NEW YORK (1010 WINS) — A Manhattan man was charged on Tuesday for devising a murder-for-hire plot that resulted in the targeted death of his estranged husband in Brazil last year, prosecutors said.
Daniel Sikkema, 54, was previously charged with passport fraud by the U.S. Attorney’s Office for the Southern District of New York, but a superseding indictment unsealed Tuesday added multiple counts of conspiracy and murder-for-hire resulting in death to his rap sheet.
Describing the crime in a statement, U.S. Attorney Danielle Sassoon said: “In the midst of a tense divorce, Daniel Sikkema allegedly financed the premature death of his estranged husband. The defendant allegedly hired a hitman to facilitate the international murder of his husband, and attempted to conceal his involvement in this callous plan.”
According to the allegations in the superseding indictment, Sikkema met with a hitman in 2023 and agreed to pay a fee for the murder of his husband, prominent art dealer Brent Sikkema.

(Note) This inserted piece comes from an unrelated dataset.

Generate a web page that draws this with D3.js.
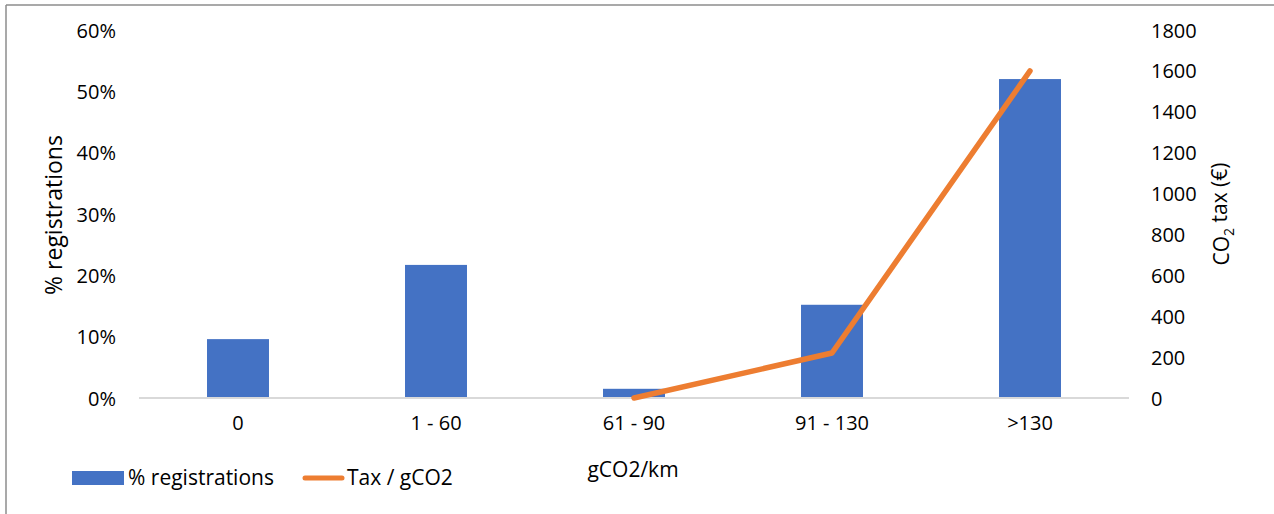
<!DOCTYPE html>
<html>
<head>
<meta charset="utf-8">
<script src="https://cdn.jsdelivr.net/npm/d3@7"></script>
<style>
  html, body { margin: 0; padding: 0; background: #fff; }
  svg { display: block; }
  text { font-family: "Open Sans", "Noto Sans", sans-serif; fill: #000; }
</style>
</head>
<body>
<svg id="chart" width="1274" height="514"></svg>
<script>
// Emission bands (gCO2/km)
const categories = ["0", "1 - 60", "61 - 90", "91 - 130", ">130"];
// Share of new registrations per band (%)
const registrations = [9.6, 21.7, 1.5, 15.2, 52.0];
// CO2 tax per band (€); no tax for the first two bands
const taxBands = ["61 - 90", "91 - 130", ">130"];
const taxValues = [0, 220, 1600];
// Axis ticks
const leftTicks = [0, 10, 20, 30, 40, 50, 60];
const rightTicks = [0, 200, 400, 600, 800, 1000, 1200, 1400, 1600, 1800];

const svg = d3.select("#chart");
const W = 1274, H = 514;
const plot = { left: 139, right: 1129, top: 30, bottom: 398 };

// Chart-area frame (left and top edges)
svg.append("line").attr("x1", 6).attr("x2", 6).attr("y1", 5).attr("y2", H)
  .attr("stroke", "#8c8c8c").attr("stroke-width", 1.5);
svg.append("line").attr("x1", 6).attr("x2", W).attr("y1", 5).attr("y2", 5)
  .attr("stroke", "#8c8c8c").attr("stroke-width", 1.5);

const x = d3.scaleBand().domain(categories).range([plot.left, plot.right])
  .paddingInner(0.687).paddingOuter(0.3435);
const yL = d3.scaleLinear().domain([0, 60]).range([plot.bottom, plot.top]);
const yR = d3.scaleLinear().domain([0, 1800]).range([plot.bottom, plot.top]);

// Bars
svg.append("g").selectAll("rect").data(categories.map((c, i) => ({ c, v: registrations[i] })))
  .join("rect")
  .attr("x", d => x(d.c))
  .attr("width", x.bandwidth())
  .attr("y", d => yL(d.v))
  .attr("height", d => yL(0) - yL(d.v))
  .attr("fill", "#4472c4");

// Category baseline
svg.append("line")
  .attr("x1", plot.left).attr("x2", plot.right)
  .attr("y1", yL(0)).attr("y2", yL(0))
  .attr("stroke", "#d9d9d9").attr("stroke-width", 2);

// Tax line
const line = d3.line()
  .x(d => x(d.c) + x.bandwidth() / 2)
  .y(d => yR(d.v));
svg.append("path")
  .datum(taxBands.map((c, i) => ({ c, v: taxValues[i] })))
  .attr("d", line)
  .attr("fill", "none")
  .attr("stroke", "#ed7d31")
  .attr("stroke-width", 5.5)
  .attr("stroke-linecap", "round")
  .attr("stroke-linejoin", "round");

// Left axis
const leftAxis = svg.append("g")
  .attr("transform", `translate(${plot.left - 23},0)`)
  .call(d3.axisLeft(yL).tickValues(leftTicks).tickFormat(d => d + "%").tickSize(0).tickPadding(0));
leftAxis.select(".domain").remove();
leftAxis.selectAll("text").style("font-size", "20px").attr("dy", "0.35em");

// Right axis
const rightAxis = svg.append("g")
  .attr("transform", `translate(${plot.right + 22},0)`)
  .call(d3.axisRight(yR).tickValues(rightTicks).tickFormat(d3.format("d")).tickSize(0).tickPadding(0));
rightAxis.select(".domain").remove();
rightAxis.selectAll("text").style("font-size", "20px").attr("dy", "0.35em");

// Category axis
const bottomAxis = svg.append("g")
  .attr("transform", `translate(0,${plot.bottom})`)
  .call(d3.axisBottom(x).tickSize(0).tickPadding(0));
bottomAxis.select(".domain").remove();
bottomAxis.selectAll("text").style("font-size", "20px").attr("dy", "1.6em");

// Axis titles
svg.append("text")
  .attr("transform", `translate(62,${(plot.top + plot.bottom) / 2 + 1}) rotate(-90)`)
  .attr("text-anchor", "middle")
  .style("font-size", "23px")
  .text("% registrations");

const rt = svg.append("text")
  .attr("transform", `translate(1222,${(plot.top + plot.bottom) / 2}) rotate(-90)`)
  .attr("text-anchor", "middle")
  .attr("dy", "0.35em")
  .style("font-size", "21px");
rt.append("tspan").text("CO");
rt.append("tspan").attr("dy", "0.3em").style("font-size", "14px").text("2");
rt.append("tspan").attr("dy", "-0.3em").text(" tax (€)");

svg.append("text")
  .attr("x", (plot.left + plot.right) / 2 - 1)
  .attr("y", 470)
  .attr("dy", "0.35em")
  .attr("text-anchor", "middle")
  .style("font-size", "21px")
  .text("gCO2/km");

// Legend
const legend = svg.append("g");
legend.append("rect").attr("x", 72).attr("y", 471).attr("width", 52).attr("height", 14).attr("fill", "#4472c4");
legend.append("text").attr("x", 128).attr("y", 478).attr("dy", "0.35em").style("font-size", "21px").text("% registrations");
legend.append("line").attr("x1", 305).attr("x2", 342).attr("y1", 478).attr("y2", 478)
  .attr("stroke", "#ed7d31").attr("stroke-width", 5).attr("stroke-linecap", "round");
legend.append("text").attr("x", 347).attr("y", 478).attr("dy", "0.35em").style("font-size", "21px").text("Tax / gCO2");
</script>
</body>
</html>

Brent Sikkema—a 75-year-old American citizen who had amassed a multi-million-dollar estate—ran a gallery in Manhattan now known as Sikkema Malloy Jenkins.
At the time the plot was formed, Sikkema and his husband were engaged in a contentious divorce, prosecutors said.

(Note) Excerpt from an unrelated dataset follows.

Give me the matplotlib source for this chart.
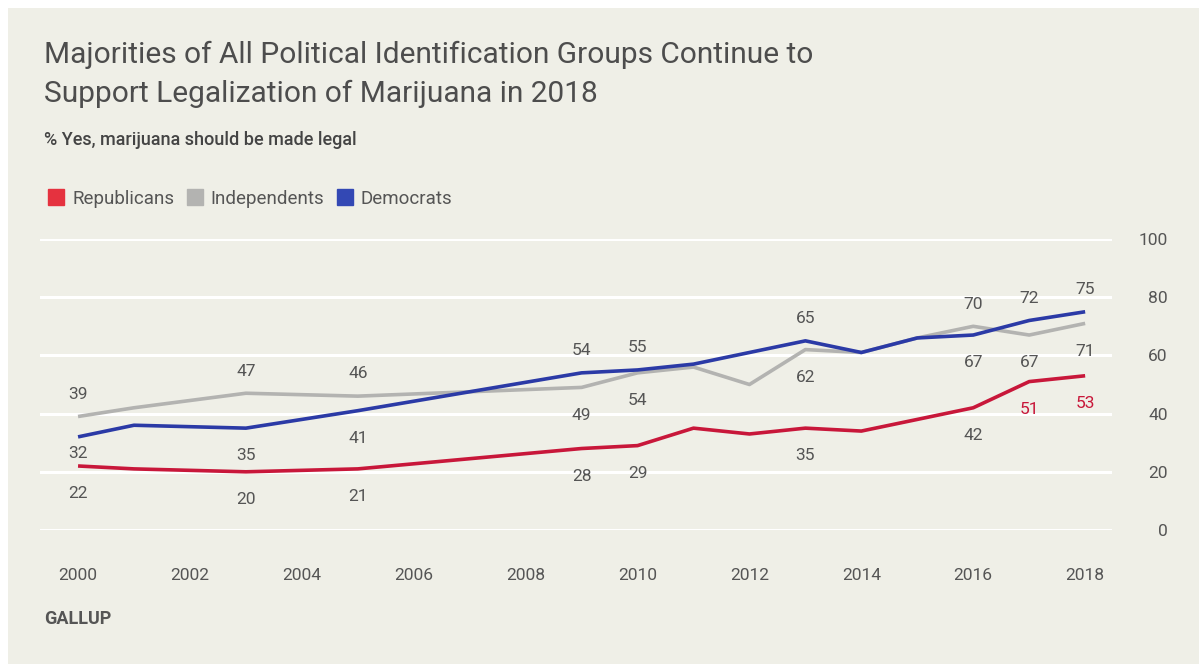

Sikkema, an American and Cuban citizen, allegedly sent payments to the hitman and the hitman’s romantic partner in Cuba, concealing the source of each payment by using either a stolen identity or an intermediary.
The victim owned a townhouse in Rio de Janeiro he regularly traveled to, and on Jan. 14, 2024, he was murdered inside that Brazil property, prosecutors said.

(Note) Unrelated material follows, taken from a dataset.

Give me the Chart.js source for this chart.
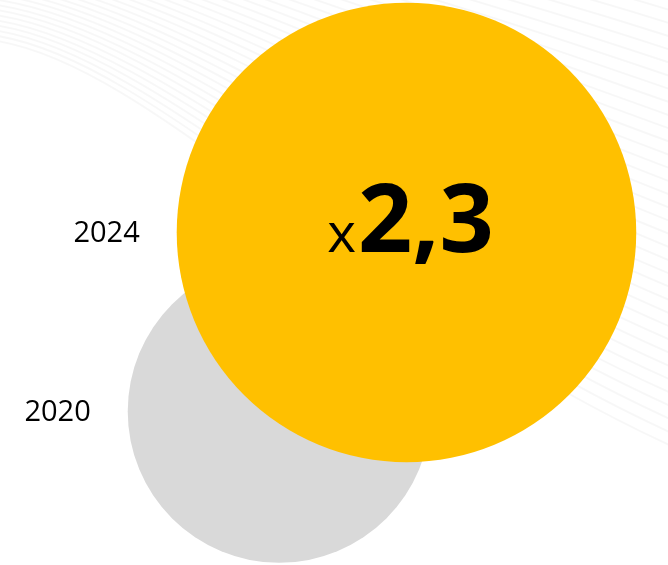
<!DOCTYPE html>
<html>
<head>
<meta charset="utf-8">
<script src="https://cdn.jsdelivr.net/npm/chart.js@4/dist/chart.umd.min.js"></script>
<style>
    html, body { margin: 0; padding: 0; background: #ffffff; }
    #wrap { width: 668px; height: 565px; position: relative; }
</style>
</head>
<body>
<div id="wrap"><canvas id="bubbleChart"></canvas></div>
<script>
var categories = ['2020', '2024'];
var values = [1, 2.3];
var ratioPrefix = 'x';
var ratioText = '2,3';

// bubble centres, in the hidden 0..100 scale units
var posX = [41.8, 60.85];
var posY = [27.2, 58.85];

(function () {
    var baseRadius = 151.5;
    var colors = ['#d9d9d9', '#ffc000'];

    var points = values.map(function (value, i) {
        return {
            x: posX[i],
            y: posY[i],
            r: baseRadius * Math.sqrt(value)
        };
    });

    function lerp(a, b, t) {
        return a + (b - a) * t;
    }

    // faint swoosh lines behind the bubbles
    var backgroundLines = {
        id: 'backgroundLines',
        beforeDatasetsDraw: function (chart) {
            var ctx = chart.ctx;
            var inner = [[-10, 40], [150, 60], [350, 300], [680, 450]];
            var outer = [[-10, -135], [200, -110], [450, -70], [680, 0]];
            var count = 34;
            ctx.save();
            ctx.lineWidth = 2;
            ctx.strokeStyle = 'rgba(0, 0, 0, 0.03)';
            for (var k = 0; k <= count; k++) {
                var t = k / count;
                var p = inner.map(function (pt, j) {
                    return [lerp(pt[0], outer[j][0], t), lerp(pt[1], outer[j][1], t)];
                });
                ctx.beginPath();
                ctx.moveTo(p[0][0], p[0][1]);
                ctx.bezierCurveTo(p[1][0], p[1][1], p[2][0], p[2][1], p[3][0], p[3][1]);
                ctx.stroke();
            }
            ctx.restore();
        }
    };

    var bubbleLabels = {
        id: 'bubbleLabels',
        afterDatasetsDraw: function (chart) {
            var ctx = chart.ctx;
            var meta = chart.getDatasetMeta(0);
            ctx.save();
            ctx.fillStyle = '#000000';
            ctx.textBaseline = 'middle';
            ctx.textAlign = 'right';
            ctx.font = '29px "Open Sans"';
            meta.data.forEach(function (el, i) {
                var r = points[i].r;
                ctx.fillText(categories[i], el.x - r - 37, el.y + 1);
            });

            // ratio text in the biggest bubble
            var big = meta.data[meta.data.length - 1];
            ctx.textBaseline = 'alphabetic';
            ctx.textAlign = 'left';
            ctx.font = 'bold 95px "Open Sans"';
            var numW = ctx.measureText(ratioText).width;
            ctx.font = '55px "Open Sans"';
            var preW = ctx.measureText(ratioPrefix).width;
            var startX = big.x - (preW + numW) / 2 + 3;
            var base = big.y + 20;
            ctx.fillText(ratioPrefix, startX, base);
            ctx.font = 'bold 95px "Open Sans"';
            ctx.fillText(ratioText, startX + preW + 2, base);
            ctx.restore();
        }
    };

    new Chart(document.getElementById('bubbleChart'), {
        type: 'bubble',
        data: {
            labels: categories,
            datasets: [
                {
                    data: points,
                    backgroundColor: colors,
                    hoverBackgroundColor: colors,
                    borderWidth: 0,
                    hoverBorderWidth: 0,
                    clip: false
                }
            ]
        },
        options: {
            responsive: true,
            maintainAspectRatio: false,
            animation: false,
            layout: { padding: 0, autoPadding: false },
            scales: {
                x: { type: 'linear', min: 0, max: 100, display: false },
                y: { type: 'linear', min: 0, max: 100, display: false }
            },
            plugins: {
                legend: { display: false },
                tooltip: { enabled: false }
            }
        },
        plugins: [backgroundLines, bubbleLabels]
    });
})();
</script>
</body>
</html>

In the following days, Sikkema allegedly continued to communicate with the hitman and arranged another payment of about $5,000.
He also promised to make an additional payment at a later date, prosecutors said, but the hitman was arrested by Brazilian law enforcement on Jan. 18, 2024, for his involvement in the murder.
Authorities discovered Brent Sikkema’s body with 18 stab wounds and, after a manhunt, arrested 30-year-old Alejandro Triana Prevez, his former body guard. According to the New York Times, Prevez was spotted on surveillance footage entering and exiting the home.
During the investigation last year Brazilian police turned their attention to Sikkema, but his attorney, Richard Levitt, said in an email to the New York Times on Tuesday that his client “now as always maintains his innocence and looks forward to his complete vindication at trial.”
If convicted, Sikkema faces a mandatory penalty of life in prison or death, prosecutors said.
“The FBI will continue to vigorously investigate any individual who selfishly and mercilessly orders the end to another's life, regardless of where the crime may occur,” Sassoon said.